## STORED DATA

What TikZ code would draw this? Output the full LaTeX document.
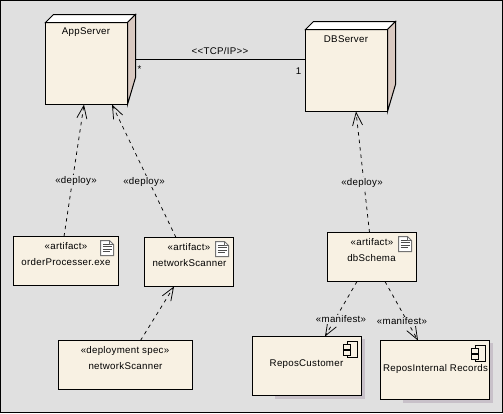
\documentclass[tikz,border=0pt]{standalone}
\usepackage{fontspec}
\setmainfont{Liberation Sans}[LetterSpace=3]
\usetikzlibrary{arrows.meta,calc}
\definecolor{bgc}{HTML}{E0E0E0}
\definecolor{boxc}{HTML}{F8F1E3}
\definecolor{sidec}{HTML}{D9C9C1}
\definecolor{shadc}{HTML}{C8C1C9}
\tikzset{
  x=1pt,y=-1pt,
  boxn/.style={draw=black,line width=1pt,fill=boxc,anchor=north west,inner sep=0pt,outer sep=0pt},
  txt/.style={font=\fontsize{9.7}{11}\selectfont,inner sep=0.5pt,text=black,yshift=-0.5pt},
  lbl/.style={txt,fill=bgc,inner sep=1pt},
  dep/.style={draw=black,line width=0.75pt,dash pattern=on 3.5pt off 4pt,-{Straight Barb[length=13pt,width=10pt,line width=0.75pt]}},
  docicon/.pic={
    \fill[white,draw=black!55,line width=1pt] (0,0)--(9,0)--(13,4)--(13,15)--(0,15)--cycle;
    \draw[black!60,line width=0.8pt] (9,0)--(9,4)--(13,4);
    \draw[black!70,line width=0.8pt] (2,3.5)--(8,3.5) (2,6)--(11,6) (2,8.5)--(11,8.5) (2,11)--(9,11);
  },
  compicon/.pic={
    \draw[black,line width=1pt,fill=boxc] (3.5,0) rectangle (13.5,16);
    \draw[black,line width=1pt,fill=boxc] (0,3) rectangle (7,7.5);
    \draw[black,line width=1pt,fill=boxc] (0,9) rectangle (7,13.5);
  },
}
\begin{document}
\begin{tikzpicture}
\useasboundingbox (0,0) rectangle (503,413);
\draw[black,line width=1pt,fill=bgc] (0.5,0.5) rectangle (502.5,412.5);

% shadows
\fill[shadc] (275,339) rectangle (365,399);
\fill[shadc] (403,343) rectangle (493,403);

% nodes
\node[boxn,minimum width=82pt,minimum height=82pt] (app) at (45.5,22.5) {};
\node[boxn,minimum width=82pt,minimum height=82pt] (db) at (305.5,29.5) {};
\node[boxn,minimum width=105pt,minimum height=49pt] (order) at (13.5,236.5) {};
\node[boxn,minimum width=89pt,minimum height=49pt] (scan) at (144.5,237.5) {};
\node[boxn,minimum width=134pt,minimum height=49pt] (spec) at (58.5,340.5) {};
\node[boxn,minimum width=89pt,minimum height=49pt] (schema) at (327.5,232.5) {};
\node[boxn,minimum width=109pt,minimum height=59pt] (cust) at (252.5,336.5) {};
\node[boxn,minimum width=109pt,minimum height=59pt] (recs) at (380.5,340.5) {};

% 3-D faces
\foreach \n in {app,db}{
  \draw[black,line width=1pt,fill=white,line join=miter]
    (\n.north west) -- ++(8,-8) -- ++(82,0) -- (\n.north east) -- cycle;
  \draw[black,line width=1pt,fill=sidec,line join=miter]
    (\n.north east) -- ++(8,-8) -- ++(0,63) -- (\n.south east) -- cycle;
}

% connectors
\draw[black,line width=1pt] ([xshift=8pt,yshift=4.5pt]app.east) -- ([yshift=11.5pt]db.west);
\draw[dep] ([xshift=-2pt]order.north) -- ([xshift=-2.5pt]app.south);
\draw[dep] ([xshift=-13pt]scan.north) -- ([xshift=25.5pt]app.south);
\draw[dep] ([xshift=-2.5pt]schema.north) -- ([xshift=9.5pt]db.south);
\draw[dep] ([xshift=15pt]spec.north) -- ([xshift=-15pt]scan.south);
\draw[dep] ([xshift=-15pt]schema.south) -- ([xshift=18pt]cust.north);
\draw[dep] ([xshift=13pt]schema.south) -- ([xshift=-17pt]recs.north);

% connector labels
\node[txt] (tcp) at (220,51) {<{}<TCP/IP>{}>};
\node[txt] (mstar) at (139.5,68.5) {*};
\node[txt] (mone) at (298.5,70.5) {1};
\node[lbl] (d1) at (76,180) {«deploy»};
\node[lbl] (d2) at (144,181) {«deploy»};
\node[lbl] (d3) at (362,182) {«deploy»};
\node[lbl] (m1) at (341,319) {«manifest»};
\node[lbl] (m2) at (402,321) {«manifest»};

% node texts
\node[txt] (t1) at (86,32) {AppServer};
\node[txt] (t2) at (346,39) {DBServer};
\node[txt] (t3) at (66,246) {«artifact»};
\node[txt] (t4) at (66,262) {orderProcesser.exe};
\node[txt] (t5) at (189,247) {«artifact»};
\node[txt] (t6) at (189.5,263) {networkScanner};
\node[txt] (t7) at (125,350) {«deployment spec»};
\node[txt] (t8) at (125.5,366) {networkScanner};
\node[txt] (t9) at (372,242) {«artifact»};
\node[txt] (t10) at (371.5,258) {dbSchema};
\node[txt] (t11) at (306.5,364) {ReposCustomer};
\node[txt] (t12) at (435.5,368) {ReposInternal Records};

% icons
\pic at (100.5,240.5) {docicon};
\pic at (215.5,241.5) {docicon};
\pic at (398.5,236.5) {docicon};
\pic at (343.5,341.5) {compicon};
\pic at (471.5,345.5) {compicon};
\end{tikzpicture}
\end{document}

## DIRECTIONS
Write the lines above out again exactly, without any of their pictures.

## THE SOLUTION
What TikZ code would draw this? Output the full LaTeX document.
\documentclass[tikz,border=0pt]{standalone}
\usepackage{fontspec}
\setmainfont{Liberation Sans}[LetterSpace=3]
\usetikzlibrary{arrows.meta,calc}
\definecolor{bgc}{HTML}{E0E0E0}
\definecolor{boxc}{HTML}{F8F1E3}
\definecolor{sidec}{HTML}{D9C9C1}
\definecolor{shadc}{HTML}{C8C1C9}
\tikzset{
  x=1pt,y=-1pt,
  boxn/.style={draw=black,line width=1pt,fill=boxc,anchor=north west,inner sep=0pt,outer sep=0pt},
  txt/.style={font=\fontsize{9.7}{11}\selectfont,inner sep=0.5pt,text=black,yshift=-0.5pt},
  lbl/.style={txt,fill=bgc,inner sep=1pt},
  dep/.style={draw=black,line width=0.75pt,dash pattern=on 3.5pt off 4pt,-{Straight Barb[length=13pt,width=10pt,line width=0.75pt]}},
  docicon/.pic={
    \fill[white,draw=black!55,line width=1pt] (0,0)--(9,0)--(13,4)--(13,15)--(0,15)--cycle;
    \draw[black!60,line width=0.8pt] (9,0)--(9,4)--(13,4);
    \draw[black!70,line width=0.8pt] (2,3.5)--(8,3.5) (2,6)--(11,6) (2,8.5)--(11,8.5) (2,11)--(9,11);
  },
  compicon/.pic={
    \draw[black,line width=1pt,fill=boxc] (3.5,0) rectangle (13.5,16);
    \draw[black,line width=1pt,fill=boxc] (0,3) rectangle (7,7.5);
    \draw[black,line width=1pt,fill=boxc] (0,9) rectangle (7,13.5);
  },
}
\begin{document}
\begin{tikzpicture}
\useasboundingbox (0,0) rectangle (503,413);
\draw[black,line width=1pt,fill=bgc] (0.5,0.5) rectangle (502.5,412.5);

% shadows
\fill[shadc] (275,339) rectangle (365,399);
\fill[shadc] (403,343) rectangle (493,403);

% nodes
\node[boxn,minimum width=82pt,minimum height=82pt] (app) at (45.5,22.5) {};
\node[boxn,minimum width=82pt,minimum height=82pt] (db) at (305.5,29.5) {};
\node[boxn,minimum width=105pt,minimum height=49pt] (order) at (13.5,236.5) {};
\node[boxn,minimum width=89pt,minimum height=49pt] (scan) at (144.5,237.5) {};
\node[boxn,minimum width=134pt,minimum height=49pt] (spec) at (58.5,340.5) {};
\node[boxn,minimum width=89pt,minimum height=49pt] (schema) at (327.5,232.5) {};
\node[boxn,minimum width=109pt,minimum height=59pt] (cust) at (252.5,336.5) {};
\node[boxn,minimum width=109pt,minimum height=59pt] (recs) at (380.5,340.5) {};

% 3-D faces
\foreach \n in {app,db}{
  \draw[black,line width=1pt,fill=white,line join=miter]
    (\n.north west) -- ++(8,-8) -- ++(82,0) -- (\n.north east) -- cycle;
  \draw[black,line width=1pt,fill=sidec,line join=miter]
    (\n.north east) -- ++(8,-8) -- ++(0,63) -- (\n.south east) -- cycle;
}

% connectors
\draw[black,line width=1pt] ([xshift=8pt,yshift=4.5pt]app.east) -- ([yshift=11.5pt]db.west);
\draw[dep] ([xshift=-2pt]order.north) -- ([xshift=-2.5pt]app.south);
\draw[dep] ([xshift=-13pt]scan.north) -- ([xshift=25.5pt]app.south);
\draw[dep] ([xshift=-2.5pt]schema.north) -- ([xshift=9.5pt]db.south);
\draw[dep] ([xshift=15pt]spec.north) -- ([xshift=-15pt]scan.south);
\draw[dep] ([xshift=-15pt]schema.south) -- ([xshift=18pt]cust.north);
\draw[dep] ([xshift=13pt]schema.south) -- ([xshift=-17pt]recs.north);

% connector labels
\node[txt] (tcp) at (220,51) {<{}<TCP/IP>{}>};
\node[txt] (mstar) at (139.5,68.5) {*};
\node[txt] (mone) at (298.5,70.5) {1};
\node[lbl] (d1) at (76,180) {«deploy»};
\node[lbl] (d2) at (144,181) {«deploy»};
\node[lbl] (d3) at (362,182) {«deploy»};
\node[lbl] (m1) at (341,319) {«manifest»};
\node[lbl] (m2) at (402,321) {«manifest»};

% node texts
\node[txt] (t1) at (86,32) {AppServer};
\node[txt] (t2) at (346,39) {DBServer};
\node[txt] (t3) at (66,246) {«artifact»};
\node[txt] (t4) at (66,262) {orderProcesser.exe};
\node[txt] (t5) at (189,247) {«artifact»};
\node[txt] (t6) at (189.5,263) {networkScanner};
\node[txt] (t7) at (125,350) {«deployment spec»};
\node[txt] (t8) at (125.5,366) {networkScanner};
\node[txt] (t9) at (372,242) {«artifact»};
\node[txt] (t10) at (371.5,258) {dbSchema};
\node[txt] (t11) at (306.5,364) {ReposCustomer};
\node[txt] (t12) at (435.5,368) {ReposInternal Records};

% icons
\pic at (100.5,240.5) {docicon};
\pic at (215.5,241.5) {docicon};
\pic at (398.5,236.5) {docicon};
\pic at (343.5,341.5) {compicon};
\pic at (471.5,345.5) {compicon};
\end{tikzpicture}
\end{document}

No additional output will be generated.